文:七月之上
南昌的天气变得快,一阵寒,忽而暖。
在火车站逗留了近两个小时,看着身旁的一个约摸两岁的孩子在椅子上爬来爬去,从他母亲这头爬到我这头,再从我这头爬到那头,乐此不彼。
孩子的眼睛大大的,扑闪扑闪着,机灵劲儿。
我撕开一个面包,闻着那香味儿,大口吃。
孩子爬到我这边,没转头。
他看着我。
我嘴里塞满面包,乐了,拿起一个面包含糊不清地问他:“想要不?”
他点点头。
我逗他:“那你要怎么叫我呀?”
“阿姨!”
我凑到他跟前,把面包给他:“记着啊,你要叫我姐姐的!”
“嗯,知道了,阿姨!”
这记性!
孩子的母亲看见了,抱歉地朝我笑,轻轻地说了声谢谢,然后把所有的东西都拿过来,坐在我旁边,孩子坐在她腿上,晃荡着两只脚,吃着面包。
然后就聊了起来。
她听说我是中医专业的学生,挺兴奋,说上星期正好到看中医,老医生说她怀了二胎,“要不,你给我把把脉?”她脸上的笑要溢出来。
我挺敬业地搭上她的手,三根手指搭地还挺专业。
一旁的小毛孩屏住呼吸,小心翼翼地看着我:“阿姨你在做什么呀”?满脸的虔诚。
“好像是滑脉呀!”我一说,她两眼睁大,兴奋地连连点头:“老医生也是这么说的!”然后以一种“以后必有所成”的眼光重新打量了我一番。
我差点没笑出声。
“你放假回家吗?”她问我。
“是呀!本来是要去景德镇玩的,没有买到票,只好回家啦!”我无奈地摊开手。
“我们就是景德镇的呀!哎呀,真是有缘人,来景德镇可以找我咨询呀!我给你找路线和旅馆!”她兴奋地双手一拍:“我们这次也回家呢,带孩子回家去看看老人!”
我挺震惊,然后任由她激动地往我手心里写电话号码。
走的时候,她站在检票口挥了挥手,大声地说:“来景德镇,要是不知道路了,打电话给阿姨呀!”
旁边的小毛孩也挥了挥手:“要来呀!姐姐!”
这回叫对了。
回家的列车上,我站着靠在过道的车窗旁,心情好得很。
四月的开头,一路的春暖花开,列车往南,油菜花由金黄到浓绿,层峦的山峰由远及近,倒映在水田里的云影来来回回,别样的生动。
站着睡着了。
恍恍惚惚地梦见刚刚进入大学的第一天,有点热,也是这么好的天气,爸坐在我的对面,我们俩一转头,车窗上映出隐约的两张黑色脸庞。
一笑,露出白的牙齿。
腿站疼了,一软,到家了。
回家,爸问我:“你坐火车还是汽车回家?”
“火车啊!”
“买着票了啊?”
“买着了,正好有一张别人退掉的票。”
再没说话。
在厨房帮妈洗菜,她唠唠叨叨了半天家常,停了一会儿,说:“你爸前些日子腰被酒缸压着了,疼了挺长一段时间。”
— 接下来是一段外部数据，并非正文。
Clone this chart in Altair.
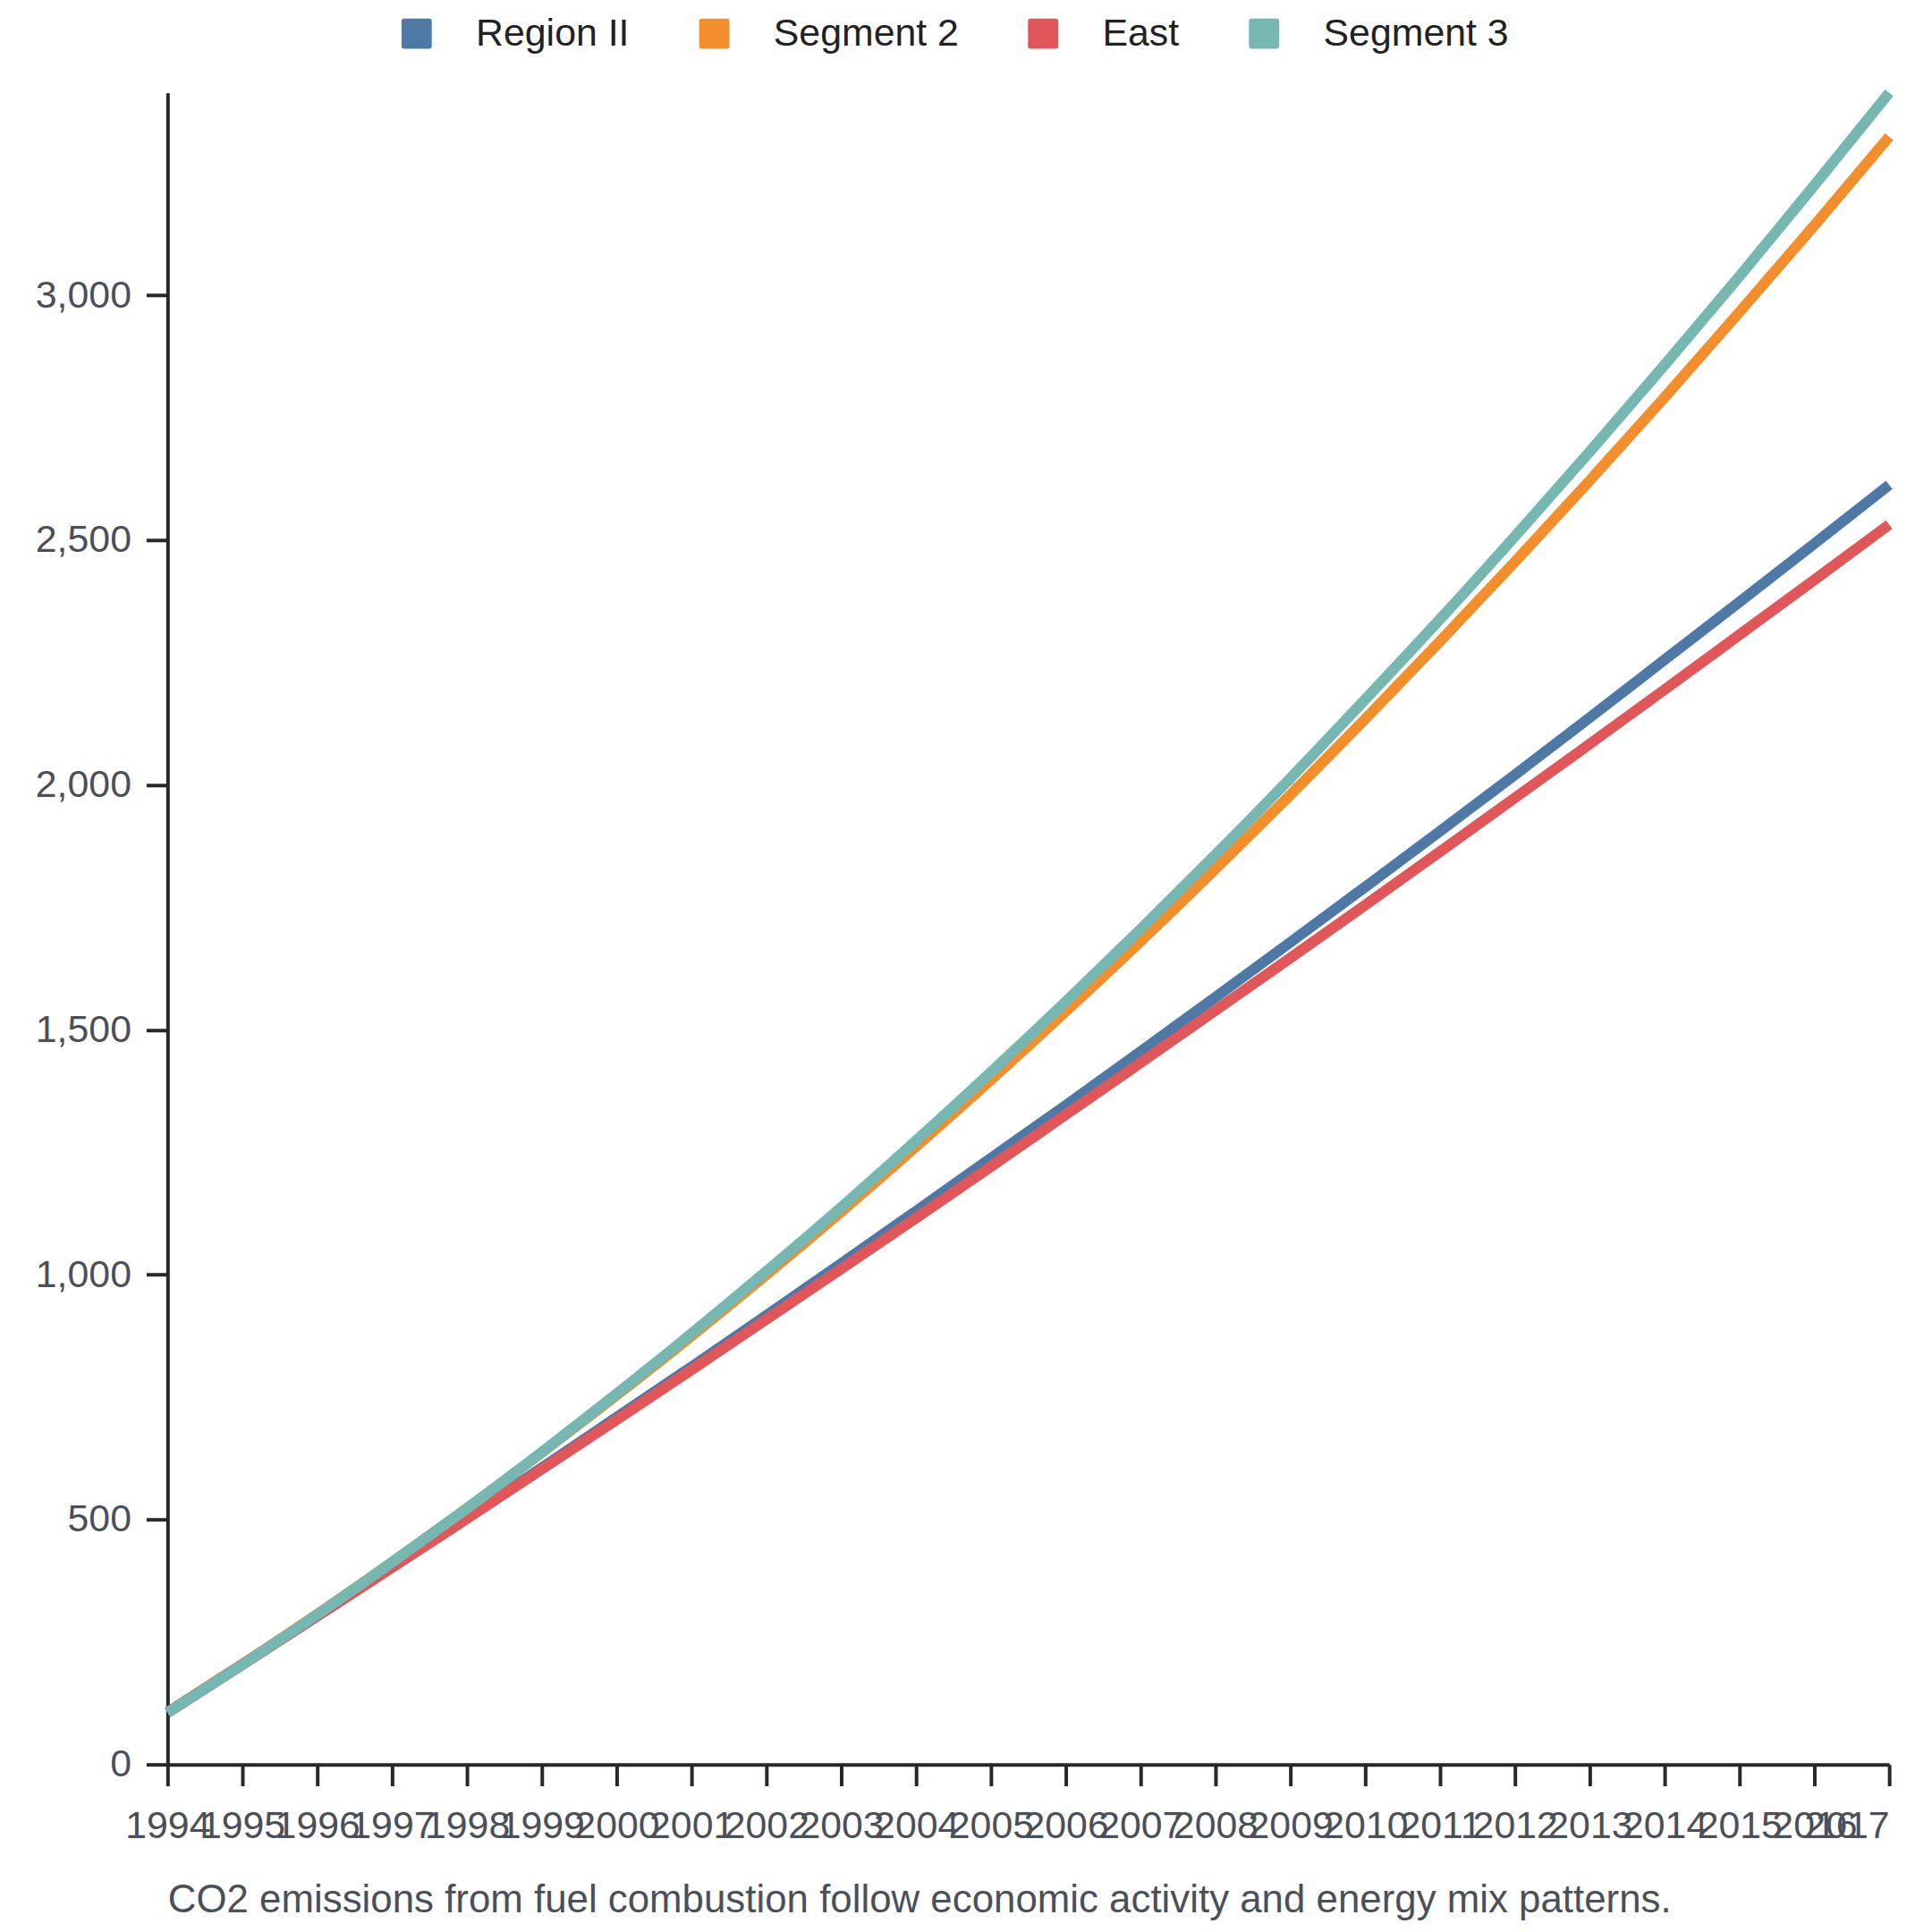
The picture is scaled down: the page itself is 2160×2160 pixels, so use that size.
import altair as alt
import pandas as pd

years = list(range(1994, 2018))
series_names = ["Region II", "Segment 2", "East", "Segment 3"]
region_ii = [106, 204, 303, 403, 504, 606, 709, 812, 917, 1023, 1130, 1238,
             1346, 1456, 1567, 1679, 1792, 1906, 2021, 2138, 2256, 2374, 2493, 2613]
segment_2 = [106, 205, 307, 413, 523, 637, 754, 875, 1000, 1129, 1262, 1398,
             1538, 1681, 1829, 1980, 2135, 2294, 2456, 2622, 2792, 2966, 3143, 3324]
east = [106, 204, 303, 402, 502, 603, 704, 806, 909, 1012, 1116, 1221,
        1327, 1433, 1540, 1647, 1755, 1864, 1974, 2084, 2195, 2307, 2419, 2532]
segment_3 = [106, 204, 306, 413, 523, 638, 757, 880, 1007, 1138, 1274, 1414,
             1558, 1706, 1858, 2014, 2175, 2339, 2508, 2681, 2858, 3039, 3225, 3414]
colors = ["#4e79a7", "#f28e2b", "#e15759", "#76b7b2"]
y_ticks = [0, 500, 1000, 1500, 2000, 2500, 3000]
caption = "CO2 emissions from fuel combustion follow economic activity and energy mix patterns."

rows = []
for name, vals in zip(series_names, [region_ii, segment_2, east, segment_3]):
    for yr, v in zip(years, vals):
        rows.append({"year": yr, "value": v, "series": name})
df = pd.DataFrame(rows)

FONT = "Liberation Sans"
AXIS_COLOR = "#25282c"
LABEL_COLOR = "#4b5058"
rounded_square = ("M -0.82 -1 L 0.82 -1 Q 1 -1 1 -0.82 L 1 0.82 Q 1 1 0.82 1 "
                  "L -0.82 1 Q -1 1 -1 0.82 L -1 -0.82 Q -1 -1 -0.82 -1 Z")

x_enc = alt.X(
    "year:Q",
    scale=alt.Scale(domain=[years[0], years[-1]], nice=False, zero=False),
    axis=alt.Axis(
        values=years, format="d", labelAngle=0, labelOverlap=False, grid=False,
        labelAlign={"condition": {"test": f"datum.value == {years[-1]}", "value": "right"}, "value": "center"},
        labelPadding=24,
        title=caption, titleX=0, titleY=165, titleAlign="left",
        titleBaseline="alphabetic", titleFontSize=44, titleFont=FONT,
        titleColor=LABEL_COLOR, titleFontWeight="normal", titleLimit=0,
    ),
)
y_enc = alt.Y(
    "value:Q",
    scale=alt.Scale(nice=False, zero=True),
    axis=alt.Axis(values=y_ticks, format=",.0f", title=None, grid=False, labelPadding=17),
)

lines = alt.Chart(df).mark_line(
    strokeWidth=12, interpolate="monotone", strokeCap="butt"
).encode(
    x=x_enc, y=y_enc,
    stroke=alt.Stroke("series:N", scale=alt.Scale(domain=series_names, range=colors), legend=None),
)

# legend-only layer: no rows pass the filter, entries come from the explicit domain
legend_layer = alt.Chart(df).transform_filter("false").mark_point(
    shape=rounded_square, filled=True, opacity=1, strokeWidth=0
).encode(
    x=x_enc, y=y_enc,
    fill=alt.Fill(
        "series:N", scale=alt.Scale(domain=series_names, range=colors),
        legend=alt.Legend(
            orient="none", legendX=258, legendY=-88, direction="horizontal", columns=4,
            title=None, symbolType=rounded_square, symbolSize=1156, symbolStrokeWidth=0,
            symbolOpacity=1, labelLimit=0,
            labelFontSize=43, labelFont=FONT, labelColor="#222222", labelOffset=45,
            columnPadding=73, padding=0,
        ),
    ),
)

chart = alt.layer(lines, legend_layer).resolve_scale(
    fill="independent", stroke="independent"
).properties(
    width=1932, height=1876,
    autosize=alt.AutoSizeParams(type="none"),
    padding={"left": 180, "top": 92, "right": 40, "bottom": 176},
).configure_view(
    stroke=None
).configure_axis(
    domainColor=AXIS_COLOR, domainWidth=4, tickColor=AXIS_COLOR, tickWidth=4, tickSize=24,
    labelFontSize=43, labelFont=FONT, labelColor=LABEL_COLOR,
)

chart.save("out.html", embed_options={"renderer": "svg", "actions": False})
“哗”地一声,我往锅里扔了一把小白菜,溅地油星子四起。
爸走进来,剥蒜,木讷地张了张嘴,想问什么,又闭上了,手里的蒜子剥地坑坑洼洼,丑的很。
“你坐火车还是汽车回家啊?”他开了口。
“火车”,我抬起头看他。
“买着票了啊?”
“爸,刚刚你已经问过我了。”我看见他把手里的蒜子丢进碗里。
“是、、、、、、是啊!问过了,问过了啊!”他喃喃,然后继续剥蒜。
我转过身去,切洋葱,辣地眼睛疼。
小时候爸常带我出去玩,走着走着,就不见了他的人影,我大喊,就有一个声音从人堆里传出来:“在呀在呀!爸在你的南边,再往南一点。”
我转过头,他就在我身后的不远处。
“上北下南,左西右东,记着没?”他敲我。
我点头。
后来拿着百度地图,站在街口对着前面同学大喊“我在你的东偏南方向”的人,就是我。
这爷俩。
长大一点儿了,小时候的很多事情都记得不大清了,留着一些断断续续的画面在脑海里,倒是清晰地很,八岁时戴的蝴蝶结,十岁时的扔掉的红领巾,红灯闪烁的路口,比划着东南西北的那双手。
南边,以南。我也不知道是哪里,它根本就不是一个精确的方位。
转身就对了。
转身回头,转身看见你在那里。
就像写完这篇文章,才发现这两件事情没有并无什么联系,甚至对不上题,也没有完整性,不知所云的多余话语。
但一转身,竟也只看得见这两幅画面。